# I gave my banjo a new cookie tin body =)



## Itamar J (Aug 7, 2010)

the old one (oil can) was attached crooked and it had some other problems so i decided to redo it
building is much easier on this one since i can look inside and see whats going on

it came out nicer than the old one and its much more playable


----------



## NaturalFork (Jan 21, 2010)

I have been working on a canjo myself. I was going to post it once finished. Good stuff.


----------



## Itamar J (Aug 7, 2010)

RecurveMaster said:


> I have been working on a canjo myself. I was going to post it once finished. Good stuff.


Great! 
I'd love to see pics.
what are you using for a tailpiece?
i used a fork 
but it looks terrible on this tin 
i wanna change it for something else 
but i cant think of anything else,


----------



## Hrawk (Oct 25, 2010)

How about glueing a piece of timber in behind and using some eye screws ?


----------



## Itamar J (Aug 7, 2010)

Hrawk said:


> How about glueing a piece of timber in behind and using some eye screws ?

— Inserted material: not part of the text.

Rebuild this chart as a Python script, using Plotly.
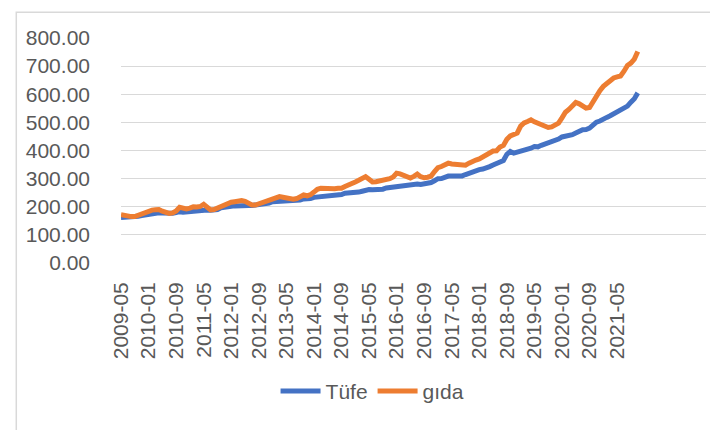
import pandas as pd
import plotly.graph_objects as go

# monthly categories 2009-05 .. 2021-11
months = [p.strftime("%Y-%m") for p in pd.period_range("2009-05", "2021-11", freq="M")]

tufe = [
    161.6, 161.8, 161.2, 161.4, 162.2, 165.9, 168.4, 170.9,
    174.1, 176.6, 177.6, 178.7, 178.0, 177.0, 176.2, 176.9, 179.1, 182.4, 180.4, 181.9,
    182.6, 183.9, 184.7, 186.3, 190.8, 188.1, 187.3, 188.0, 189.7, 196.3, 199.7, 200.9,
    202.0, 203.1, 204.0, 207.1, 206.6, 204.8, 204.6, 205.8, 207.5, 210.4, 211.7, 213.2,
    217.7, 218.0, 218.8, 219.8, 222.0, 222.4, 221.6, 221.6, 223.9, 227.7, 227.2, 229.0,
    233.5, 234.5, 237.2, 240.4, 241.3, 242.1, 243.2, 243.4, 243.7, 248.4, 248.8, 247.7,
    250.5, 252.2, 255.2, 259.4, 260.9, 260.5, 260.0, 260.4, 262.5, 266.7, 268.4, 269.5,
    274.4, 274.4, 274.3, 276.3, 277.8, 279.5, 280.9, 278.9, 281.1, 285.6, 286.0, 292.5,
    299.7, 300.4, 305.0, 309.0, 309.1, 308.5, 309.3, 309.7, 314.6, 319.6, 324.6, 327.4,
    331.9, 334.2, 337.3, 342.8, 348.6, 354.9, 357.4, 364.5, 386.5, 396.7, 390.6, 393.9,
    398.1, 398.7, 402.4, 408.3, 414.0, 413.0, 418.5, 422.5, 426.1, 434.6, 436.3, 440.5,
    448.1, 450.0, 452.6, 456.1, 461.9, 467.6, 473.9, 474.6, 479.4, 490.1, 500.7, 504.8,
    513.3, 517.7, 523.5, 531.4, 537.1, 546.0, 551.8, 557.9, 572.0, 584.3, 604.8,
]

gida = [
    172, 169, 166, 165, 165, 170, 175, 177,
    183, 188, 189, 190, 184, 179, 176, 178, 185, 198, 194, 192,
    195, 200, 199, 201, 209, 196, 189, 190, 195, 203, 209, 211,
    216, 218, 221, 222, 219, 212, 206, 206, 210, 214, 218, 220,
    228, 231, 236, 234, 232, 228, 227, 229, 234, 242, 239, 243,
    252, 262, 266, 265, 263, 263, 264, 266, 266, 272, 276, 280,
    288, 294, 302, 307, 298, 288, 289, 291, 293, 296, 300, 306,
    319, 317, 313, 309, 302, 308, 316, 307, 303, 305, 309, 325,
    339, 343, 349, 355, 352, 350, 349, 347, 348, 355, 362, 366,
    370, 378, 387, 390, 398, 399, 412, 418, 440, 452, 456, 462,
    487, 498, 503, 509, 502, 496, 493, 488, 482, 484, 489, 497,
    516, 536, 546, 562, 571, 566, 557, 551, 553, 575, 596, 613,
    628, 640, 652, 658, 662, 665, 682, 702, 711, 725, 752,
]

tick_labels = months[::8]
y_ticks = list(range(0, 801, 100))

FONT = "Liberation Sans"
GREY = "#595959"

fig = go.Figure()
fig.add_scatter(x=months, y=tufe, mode="lines", name="Tüfe",
                line=dict(color="#4472C4", width=5))
fig.add_scatter(x=months, y=gida, mode="lines", name="gıda",
                line=dict(color="#ED7D31", width=5))

fig.update_layout(
    width=718, height=430,
    margin=dict(l=113, r=20, t=30, b=175),
    paper_bgcolor="white", plot_bgcolor="white",
    font=dict(family=FONT, size=21, color=GREY),
    showlegend=True,
    legend=dict(orientation="h", x=0.43, xanchor="center", y=-0.57, yanchor="middle",
                font=dict(size=21, color=GREY), itemwidth=40),
    shapes=[dict(type="rect", xref="paper", yref="paper",
                 x0=-0.179, x1=1.024, y0=-0.771, y1=1.115,
                 line=dict(color="#D9D9D9", width=1.5))],
)
fig.update_xaxes(type="category", range=[0, 169.8], tickmode="array",
                 tickvals=tick_labels, ticktext=tick_labels, tickangle=-90,
                 showgrid=False, showline=False, zeroline=False,
                 ticklabelstandoff=14, tickfont=dict(size=21, color=GREY))
fig.update_yaxes(range=[0, 800], tickvals=y_ticks, tickformat=".2f",
                 showgrid=True, gridcolor="#D9D9D9", gridwidth=1.3,
                 zeroline=False, showline=False,
                 ticklabelstandoff=30, tickfont=dict(size=21, color=GREY))

fig.write_html("out.html")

well i would have to screw the wood (or anything else) into the dowel inside the body
would work (hopfully they sell small brass colored ones)
im looking for something more good looking since the fork works fine (but looks terrible on this perticular can)


----------



## A+ Slingshots (Jan 22, 2010)

That looks mighty fine!!! VIDEO PLEASE!!! Play us a song!!!!


----------